Again, this is a song I was learning way before I know what a brewer or a turnpike was. My parents stopped singing a bunch of songs when they realized that I was memorizing all of them. They did not want me singing certain songs in Kindergarten.

They did not need to worry. I shut up when I got to school, because no one wanted to sing and no one knew the songs. They all talked about television and we didn’t have one.

I was very disappointed in school. Not enough singing and it was lonely.

Juxtaposition

The photograph in my Quimper Family Medicine home clinic and guest room is of my grandmother and my daughter, in 1988. I took the picture. My grandmother is Evelyn Ottaway. The other picture is one of my mother/baby or parent/child pictures. I like the juxtaposition.

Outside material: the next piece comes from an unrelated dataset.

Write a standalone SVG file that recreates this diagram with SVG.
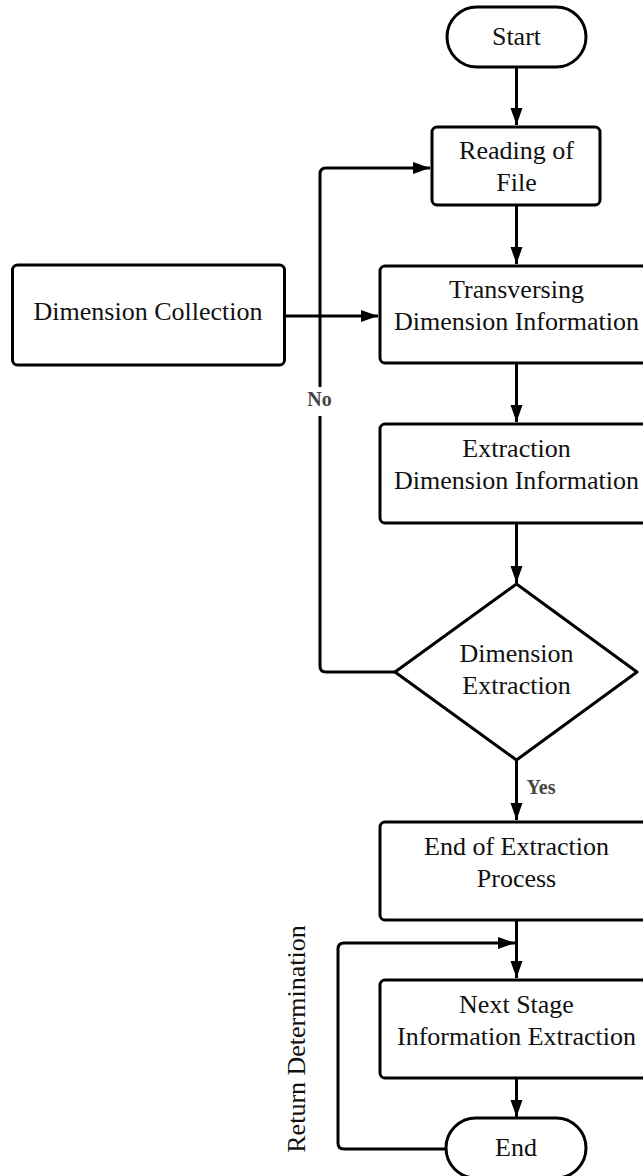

It’s not just parent/child that is important. It is parent/child, grandparent/child, great grandparent/child.

I am reading a book that appeared in my little free library box, about grandmothering skills. It’s got some very interesting ideas and I am enjoying it! Radical, man.

My grandmother had amazing organizational skills. I think that my daughter got them from her.

For the Ragtag Daily Prompt: Radical.

Mundane Monday 188: making a move

The theme for Mundane Monday 188 is making a move.

Do you have a photograph or series of shots about making a move?

Princess Mittens is contemplating her move in the first shot. Next:


Princess starting her move...
Princess starts her move
cat climbing into the lap of the reader
slick move
cat settling in to lap
settling in!

_______________________________

Mondane Munday 187’s theme was warm:

klallendorfer has lots of warm photographs.

N is for normal

N is for normal. How often do you feel normal? Are your feelings normal? Are mine?

I kept my books from when I was little and I have some of my mother’s too. Some we wore out. I am thinking of Nobody is Perfick, a book by Bernard Waber. The illustrations are fabulous as are the sentiments from a kid’s point of view. Peter Perfect is held up as a model to all the other children: he is polite, he says thank you, he says please, he doesn’t roll in the glorious mud….. but…. the ending is very satisfying.

Does normal mean average? No one is the perfect average. Does normal mean the cultural norm? Are animals normal? Maybe we are all normal all the time: if a sparrow is normal and a deer is normal and a cat is normal even when she is acting like there is a phantom in the house…. maybe we are all normal too….

N

And since we’re on children’s books, I started playing with N words, inspired by another great children’s author….

Normal is nice, normal is nutty, normal is naughty and nasty and new. Maybe it’s nearly narcissistic to need to know that no one is not normal. It’s nasty to natter that Norman’s not normal. It’s naughty to name a normal nematode Abnormal Norma. Nodes newly known nearly never need normalcy. It’s not nice to knock nude nuts. Knight knapping is not as nice as night napping… nighty night!

Bernard Waber’s website: http://www.bernardwaber.com/

nematodes: http://entnemdept.ufl.edu/creatures/nematode/soil_nematode.htm

I took the photograph of my daughter and two friends at an October beach Hawaiian birthday party…  the coldest Hawaiian birthday party I’ve been to, so the girls were gathering wood for the fire.